Además, defendió el genio de Bruno, basándose en la simple observación y la filosofía conocida en la época, que «el sol es una estrella y las estrellas son soles» por lo que debía haber infinitos mundos en nuestro Universo, idea esta última en línea con el materialista Epicuro. Asimismo la idea de la existencia de infinitas estrellas e infinitos mundos le permitía explicar la estabilidad relativa del Universo sobre la base de la teoría estoica de los vapores húmedos que alimentaban el fuego artístico, divino. De nuevo se encontraba aquí Bruno en conflicto directo con la doctrina oficial de la Iglesia, de tamiz aristotélico, que consideraba que sólo habia un único mundo identificado con el Universo y que en su centro, en la cloaca ontológica del ser, estaba la tierra y sus seres. La defensa de infinitos mundos era rechazada por la Iglesia por motivos religiosos, no filosóficos, pues la existencia de infinitos mundos conducía, según la autoridad eclesiástica, a tener que reconocer la existencia de infinitos Cristos, uno para cada mundo.

No es de extrañar que Bruno motejase el aristotelismo de su época como pedantismo. La Iglesia tomó el aparato conceptual de Aristóteles como si de la realidad misma se tratara, constituyó el pensamiento del Estagirita en una metafísica sierva de la religión cristiana. Criticar, poner bajo sospecha, el aparato conceptual aristotélico, tal y como hacía Bruno, era arremeter directamente contra la religión y la autoridad de la Iglesia, contra las ideas que sostenían su poder. Pero si los conceptos de Aristóteles eran la realidad misma y, por tanto, más allá de la luna todo era divino, eterno, incorrompible, quinta esencia... ¿Qué sucedió cuando en 1572 Tycho Brahe observó el nacimiento de una nueva estrella? ¿Qué pasó cuando se produjo una nova y, además, se comprobó que estaba situada más lejos que la esfera lunar? ¿No era el Cielo un ámbito de lo eterno en el cual no podía haber generación ni corrupción alguna? Una opción era cambiar los conceptos contra viento y marea, aunque éstos sirvieran para alicatar el poder eclesiástico, aunque se rompiera con la representación del mundo de entonces, otra opción era recurrir a escatologías de diversa índole para sembrar el miedo y someter el pensamiento a la oscuridad de las supersticiones, en la tiniebla de la superchería. La Iglesia siempre fue y sigue siendo amiga de esta última opción, le agrada esa pulsión de muerte que supone recurrir al infierno, a los castigos divinos, etc. para negar la vida. Se mostró también enemigo de este proceder terrorífico Giordano Bruno: «El infierno no existe pero es el temor infundado de que existe lo que hace del infierno un realidad». Hay de nuevo en esta manera de pensar una similitud a Epicuro, el de Samos afirmaba que los dioses permanecen ociosos, sin entrometerse en los asuntos humanos ni ocuparse de estructurar la naturaleza. Ambas actitudes, la de Giordano y la de Epicuro, se definen por un rechazo contra las representaciones de la realidad, las ideas, etc. que se alzan para provocar el miedo, el terror y el sufrimiento. No obstante, Bruno, a pesar de mostrar su rechazo a las visiones escatológicas como Epicuro, se decanta - tal y como hemos visto, en línea con el estoicismo- por una divinidad inmanente que es principio organizador del Universo. La divinidad de Giordano Bruno, por tanto, no permanece plenamente ociosa como en el caso de Epicuro.

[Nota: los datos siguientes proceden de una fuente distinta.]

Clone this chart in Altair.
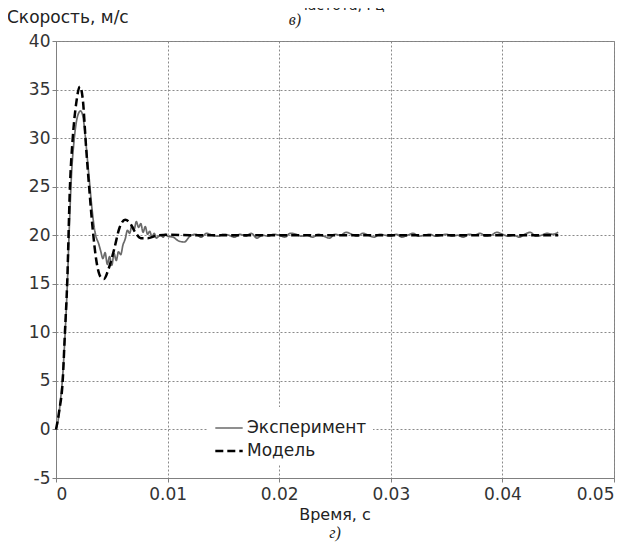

Bruno con su actitud consecuente hasta el final, con su negación a rectificar aún sabiendo el destino ígneo que le esperaba a manos de los sacerdotes, con su negativa a someterse a la autoridad y el miedo, se convirtió en ejemplo, en paradigma, de intelecutal que defiende la independencia del pensamiento y la filosofía frente a la religión y el poder. Quizá esta actitud de Giordano Bruno debería ser reconsiderada por muchos intelectuales a día de hoy, aún corriendo el riesgo de ser considerados «locos» como el nolano. Todo aquél que rompe con el discurso hegemónico, con la ideología dominante, ha sido siempre visceralmente atacado por los que detentan el poder en nombre de intereses mezquinos. Acaso, a lo largo de la historia, no se ha demonizado, como antes a Giordano Bruno, a Robespierre, Zola, Lenin y tantos otros... Qué intención hay tras la acusación de locura sino la de someter toda voz a la gramática del poder. Ese no avenirse a la gramática, a la ideología dominante, fue el motivo de fondo que impulso a la Iglesia a condenar al genio de Giordano Bruno.
Nota: Para acceder a estudios de gran profundidad acerca de Giordano Bruno recomendamos encarecidamente los libros del profesor Miguel Ángel Granada: «Universo infinito, unión con Dios, perfección del hombre» y «La reivindicación de la filosofía en Giordano Bruno». Ambos libros editados en Herder.